Entries with chart source code –

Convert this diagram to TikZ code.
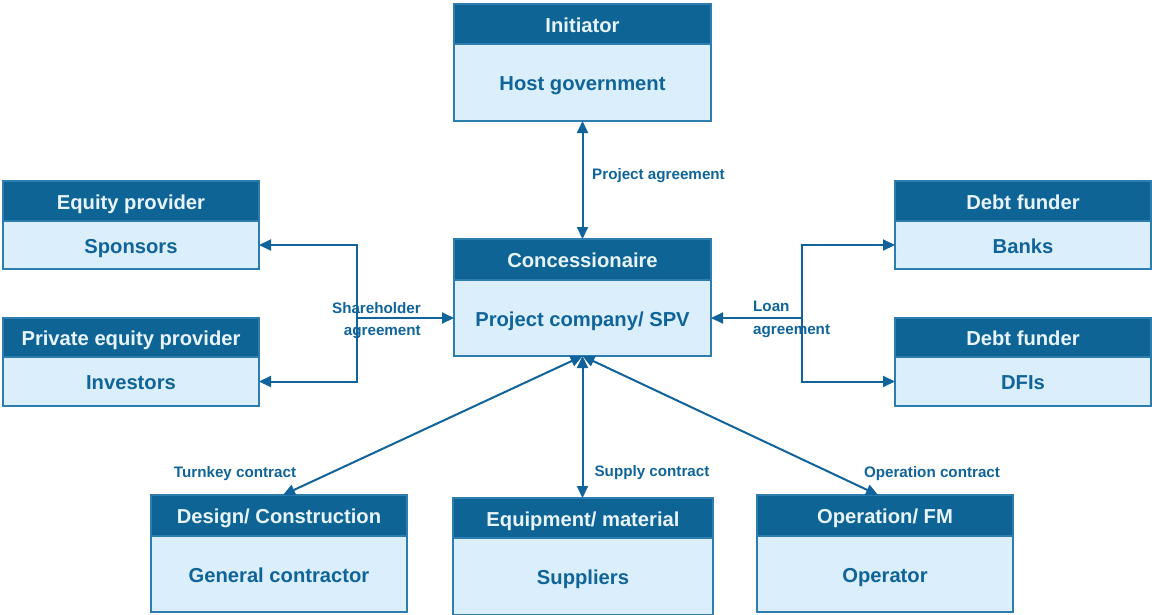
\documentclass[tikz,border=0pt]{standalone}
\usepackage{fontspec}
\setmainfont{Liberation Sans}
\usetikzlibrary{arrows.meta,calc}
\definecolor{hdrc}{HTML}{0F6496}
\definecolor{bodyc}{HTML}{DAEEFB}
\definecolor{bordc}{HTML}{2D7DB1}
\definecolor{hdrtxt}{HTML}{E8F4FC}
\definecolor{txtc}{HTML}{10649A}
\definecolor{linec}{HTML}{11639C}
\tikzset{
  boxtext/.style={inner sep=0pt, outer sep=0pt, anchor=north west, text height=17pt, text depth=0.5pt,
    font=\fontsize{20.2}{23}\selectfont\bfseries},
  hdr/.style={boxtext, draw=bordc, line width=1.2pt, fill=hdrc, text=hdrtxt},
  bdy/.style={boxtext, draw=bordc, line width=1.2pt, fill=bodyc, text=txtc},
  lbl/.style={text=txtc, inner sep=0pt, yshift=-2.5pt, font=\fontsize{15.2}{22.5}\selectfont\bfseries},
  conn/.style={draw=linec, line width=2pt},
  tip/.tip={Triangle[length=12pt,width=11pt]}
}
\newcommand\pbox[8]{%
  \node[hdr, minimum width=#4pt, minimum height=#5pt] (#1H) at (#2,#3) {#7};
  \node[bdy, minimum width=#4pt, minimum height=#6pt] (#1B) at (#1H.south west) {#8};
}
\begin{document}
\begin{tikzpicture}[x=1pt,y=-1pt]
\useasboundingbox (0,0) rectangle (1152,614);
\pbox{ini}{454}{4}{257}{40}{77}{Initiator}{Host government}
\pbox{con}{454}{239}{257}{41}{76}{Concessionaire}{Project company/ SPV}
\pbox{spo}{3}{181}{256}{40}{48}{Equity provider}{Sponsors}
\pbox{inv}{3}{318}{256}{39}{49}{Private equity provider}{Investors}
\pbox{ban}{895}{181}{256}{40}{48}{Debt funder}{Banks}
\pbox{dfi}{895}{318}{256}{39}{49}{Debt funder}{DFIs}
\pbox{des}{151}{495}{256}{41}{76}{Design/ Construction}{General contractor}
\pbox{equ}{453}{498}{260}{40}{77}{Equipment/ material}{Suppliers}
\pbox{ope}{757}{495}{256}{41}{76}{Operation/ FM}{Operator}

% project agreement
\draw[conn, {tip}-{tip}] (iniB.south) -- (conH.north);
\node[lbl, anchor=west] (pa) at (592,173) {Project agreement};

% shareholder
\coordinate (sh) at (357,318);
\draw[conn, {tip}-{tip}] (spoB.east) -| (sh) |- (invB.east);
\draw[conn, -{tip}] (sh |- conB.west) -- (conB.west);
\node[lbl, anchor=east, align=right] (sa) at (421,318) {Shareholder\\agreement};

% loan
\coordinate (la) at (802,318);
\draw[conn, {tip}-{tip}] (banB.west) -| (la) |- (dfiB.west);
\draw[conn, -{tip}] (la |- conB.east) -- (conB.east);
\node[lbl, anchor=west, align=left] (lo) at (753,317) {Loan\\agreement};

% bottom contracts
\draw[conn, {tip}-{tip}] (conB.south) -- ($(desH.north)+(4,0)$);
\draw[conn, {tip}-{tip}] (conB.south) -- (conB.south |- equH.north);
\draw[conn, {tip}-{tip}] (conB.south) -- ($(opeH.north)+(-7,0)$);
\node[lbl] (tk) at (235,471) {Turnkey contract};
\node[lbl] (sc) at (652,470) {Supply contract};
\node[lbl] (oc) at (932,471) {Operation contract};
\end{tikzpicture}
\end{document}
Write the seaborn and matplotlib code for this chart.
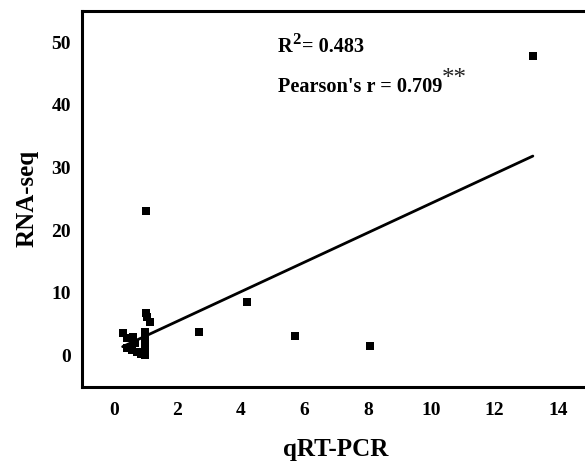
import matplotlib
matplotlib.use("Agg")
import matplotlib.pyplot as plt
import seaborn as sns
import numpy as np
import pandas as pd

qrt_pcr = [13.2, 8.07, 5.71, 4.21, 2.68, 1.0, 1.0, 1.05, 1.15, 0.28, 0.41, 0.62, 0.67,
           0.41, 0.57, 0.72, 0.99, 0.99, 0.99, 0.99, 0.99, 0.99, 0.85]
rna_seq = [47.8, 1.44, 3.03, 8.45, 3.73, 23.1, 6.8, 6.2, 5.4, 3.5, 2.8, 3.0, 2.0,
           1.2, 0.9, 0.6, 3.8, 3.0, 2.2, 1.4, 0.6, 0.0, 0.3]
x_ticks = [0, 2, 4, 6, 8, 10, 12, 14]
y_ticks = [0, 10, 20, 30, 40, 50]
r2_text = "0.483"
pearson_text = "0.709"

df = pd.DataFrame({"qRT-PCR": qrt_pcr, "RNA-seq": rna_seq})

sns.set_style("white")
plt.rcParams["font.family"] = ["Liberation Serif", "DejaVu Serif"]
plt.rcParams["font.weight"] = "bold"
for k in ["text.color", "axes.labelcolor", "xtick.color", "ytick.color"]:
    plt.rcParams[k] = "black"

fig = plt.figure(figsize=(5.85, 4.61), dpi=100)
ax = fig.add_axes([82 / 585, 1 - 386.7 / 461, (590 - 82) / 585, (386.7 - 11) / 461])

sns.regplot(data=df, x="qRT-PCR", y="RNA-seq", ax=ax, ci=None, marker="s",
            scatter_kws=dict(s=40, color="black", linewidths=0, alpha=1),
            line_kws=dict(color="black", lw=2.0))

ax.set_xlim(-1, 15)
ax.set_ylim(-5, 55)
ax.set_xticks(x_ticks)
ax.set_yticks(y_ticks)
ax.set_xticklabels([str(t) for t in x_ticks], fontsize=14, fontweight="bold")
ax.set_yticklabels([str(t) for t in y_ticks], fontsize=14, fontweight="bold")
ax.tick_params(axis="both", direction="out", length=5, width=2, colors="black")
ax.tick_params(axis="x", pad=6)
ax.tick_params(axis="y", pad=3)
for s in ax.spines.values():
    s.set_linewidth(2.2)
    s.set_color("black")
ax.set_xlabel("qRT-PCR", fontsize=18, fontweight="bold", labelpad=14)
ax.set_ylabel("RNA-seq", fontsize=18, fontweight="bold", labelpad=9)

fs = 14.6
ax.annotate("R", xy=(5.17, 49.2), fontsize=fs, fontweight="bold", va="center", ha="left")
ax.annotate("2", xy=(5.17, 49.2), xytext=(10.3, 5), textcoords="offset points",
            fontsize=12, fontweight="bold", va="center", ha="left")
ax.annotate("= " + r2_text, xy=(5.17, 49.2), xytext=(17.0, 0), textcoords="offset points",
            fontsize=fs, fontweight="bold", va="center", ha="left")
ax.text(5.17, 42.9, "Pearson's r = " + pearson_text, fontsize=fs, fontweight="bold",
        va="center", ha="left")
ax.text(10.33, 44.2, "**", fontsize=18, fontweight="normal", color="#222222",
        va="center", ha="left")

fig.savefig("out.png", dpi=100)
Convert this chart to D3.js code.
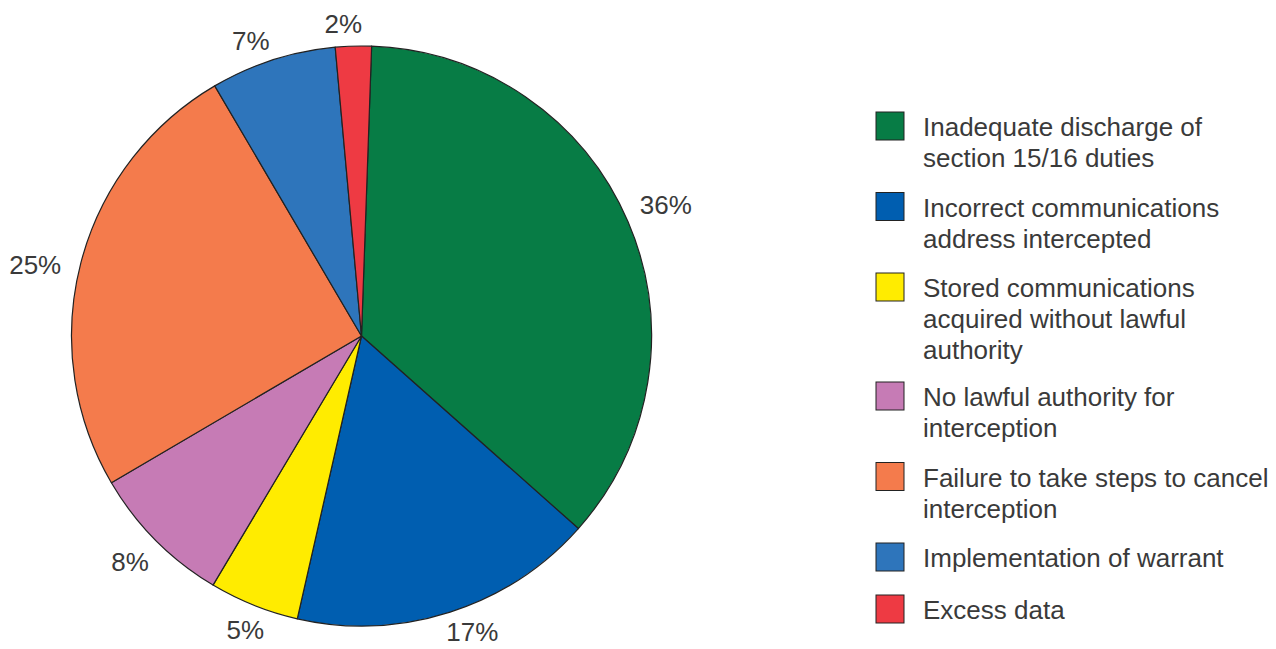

Written instruction – Copy the entries above faithfully and omit every image.

Exercise answer –
Convert this diagram to TikZ code.
\documentclass[tikz,border=0pt]{standalone}
\usepackage{fontspec}
\setmainfont{Liberation Sans}
\usetikzlibrary{arrows.meta,calc}
\definecolor{hdrc}{HTML}{0F6496}
\definecolor{bodyc}{HTML}{DAEEFB}
\definecolor{bordc}{HTML}{2D7DB1}
\definecolor{hdrtxt}{HTML}{E8F4FC}
\definecolor{txtc}{HTML}{10649A}
\definecolor{linec}{HTML}{11639C}
\tikzset{
  boxtext/.style={inner sep=0pt, outer sep=0pt, anchor=north west, text height=17pt, text depth=0.5pt,
    font=\fontsize{20.2}{23}\selectfont\bfseries},
  hdr/.style={boxtext, draw=bordc, line width=1.2pt, fill=hdrc, text=hdrtxt},
  bdy/.style={boxtext, draw=bordc, line width=1.2pt, fill=bodyc, text=txtc},
  lbl/.style={text=txtc, inner sep=0pt, yshift=-2.5pt, font=\fontsize{15.2}{22.5}\selectfont\bfseries},
  conn/.style={draw=linec, line width=2pt},
  tip/.tip={Triangle[length=12pt,width=11pt]}
}
\newcommand\pbox[8]{%
  \node[hdr, minimum width=#4pt, minimum height=#5pt] (#1H) at (#2,#3) {#7};
  \node[bdy, minimum width=#4pt, minimum height=#6pt] (#1B) at (#1H.south west) {#8};
}
\begin{document}
\begin{tikzpicture}[x=1pt,y=-1pt]
\useasboundingbox (0,0) rectangle (1152,614);
\pbox{ini}{454}{4}{257}{40}{77}{Initiator}{Host government}
\pbox{con}{454}{239}{257}{41}{76}{Concessionaire}{Project company/ SPV}
\pbox{spo}{3}{181}{256}{40}{48}{Equity provider}{Sponsors}
\pbox{inv}{3}{318}{256}{39}{49}{Private equity provider}{Investors}
\pbox{ban}{895}{181}{256}{40}{48}{Debt funder}{Banks}
\pbox{dfi}{895}{318}{256}{39}{49}{Debt funder}{DFIs}
\pbox{des}{151}{495}{256}{41}{76}{Design/ Construction}{General contractor}
\pbox{equ}{453}{498}{260}{40}{77}{Equipment/ material}{Suppliers}
\pbox{ope}{757}{495}{256}{41}{76}{Operation/ FM}{Operator}

% project agreement
\draw[conn, {tip}-{tip}] (iniB.south) -- (conH.north);
\node[lbl, anchor=west] (pa) at (592,173) {Project agreement};

% shareholder
\coordinate (sh) at (357,318);
\draw[conn, {tip}-{tip}] (spoB.east) -| (sh) |- (invB.east);
\draw[conn, -{tip}] (sh |- conB.west) -- (conB.west);
\node[lbl, anchor=east, align=right] (sa) at (421,318) {Shareholder\\agreement};

% loan
\coordinate (la) at (802,318);
\draw[conn, {tip}-{tip}] (banB.west) -| (la) |- (dfiB.west);
\draw[conn, -{tip}] (la |- conB.east) -- (conB.east);
\node[lbl, anchor=west, align=left] (lo) at (753,317) {Loan\\agreement};

% bottom contracts
\draw[conn, {tip}-{tip}] (conB.south) -- ($(desH.north)+(4,0)$);
\draw[conn, {tip}-{tip}] (conB.south) -- (conB.south |- equH.north);
\draw[conn, {tip}-{tip}] (conB.south) -- ($(opeH.north)+(-7,0)$);
\node[lbl] (tk) at (235,471) {Turnkey contract};
\node[lbl] (sc) at (652,470) {Supply contract};
\node[lbl] (oc) at (932,471) {Operation contract};
\end{tikzpicture}
\end{document}
Write the seaborn and matplotlib code for this chart.
import matplotlib
matplotlib.use("Agg")
import matplotlib.pyplot as plt
import seaborn as sns
import numpy as np
import pandas as pd

qrt_pcr = [13.2, 8.07, 5.71, 4.21, 2.68, 1.0, 1.0, 1.05, 1.15, 0.28, 0.41, 0.62, 0.67,
           0.41, 0.57, 0.72, 0.99, 0.99, 0.99, 0.99, 0.99, 0.99, 0.85]
rna_seq = [47.8, 1.44, 3.03, 8.45, 3.73, 23.1, 6.8, 6.2, 5.4, 3.5, 2.8, 3.0, 2.0,
           1.2, 0.9, 0.6, 3.8, 3.0, 2.2, 1.4, 0.6, 0.0, 0.3]
x_ticks = [0, 2, 4, 6, 8, 10, 12, 14]
y_ticks = [0, 10, 20, 30, 40, 50]
r2_text = "0.483"
pearson_text = "0.709"

df = pd.DataFrame({"qRT-PCR": qrt_pcr, "RNA-seq": rna_seq})

sns.set_style("white")
plt.rcParams["font.family"] = ["Liberation Serif", "DejaVu Serif"]
plt.rcParams["font.weight"] = "bold"
for k in ["text.color", "axes.labelcolor", "xtick.color", "ytick.color"]:
    plt.rcParams[k] = "black"

fig = plt.figure(figsize=(5.85, 4.61), dpi=100)
ax = fig.add_axes([82 / 585, 1 - 386.7 / 461, (590 - 82) / 585, (386.7 - 11) / 461])

sns.regplot(data=df, x="qRT-PCR", y="RNA-seq", ax=ax, ci=None, marker="s",
            scatter_kws=dict(s=40, color="black", linewidths=0, alpha=1),
            line_kws=dict(color="black", lw=2.0))

ax.set_xlim(-1, 15)
ax.set_ylim(-5, 55)
ax.set_xticks(x_ticks)
ax.set_yticks(y_ticks)
ax.set_xticklabels([str(t) for t in x_ticks], fontsize=14, fontweight="bold")
ax.set_yticklabels([str(t) for t in y_ticks], fontsize=14, fontweight="bold")
ax.tick_params(axis="both", direction="out", length=5, width=2, colors="black")
ax.tick_params(axis="x", pad=6)
ax.tick_params(axis="y", pad=3)
for s in ax.spines.values():
    s.set_linewidth(2.2)
    s.set_color("black")
ax.set_xlabel("qRT-PCR", fontsize=18, fontweight="bold", labelpad=14)
ax.set_ylabel("RNA-seq", fontsize=18, fontweight="bold", labelpad=9)

fs = 14.6
ax.annotate("R", xy=(5.17, 49.2), fontsize=fs, fontweight="bold", va="center", ha="left")
ax.annotate("2", xy=(5.17, 49.2), xytext=(10.3, 5), textcoords="offset points",
            fontsize=12, fontweight="bold", va="center", ha="left")
ax.annotate("= " + r2_text, xy=(5.17, 49.2), xytext=(17.0, 0), textcoords="offset points",
            fontsize=fs, fontweight="bold", va="center", ha="left")
ax.text(5.17, 42.9, "Pearson's r = " + pearson_text, fontsize=fs, fontweight="bold",
        va="center", ha="left")
ax.text(10.33, 44.2, "**", fontsize=18, fontweight="normal", color="#222222",
        va="center", ha="left")

fig.savefig("out.png", dpi=100)
Convert this chart to D3.js code.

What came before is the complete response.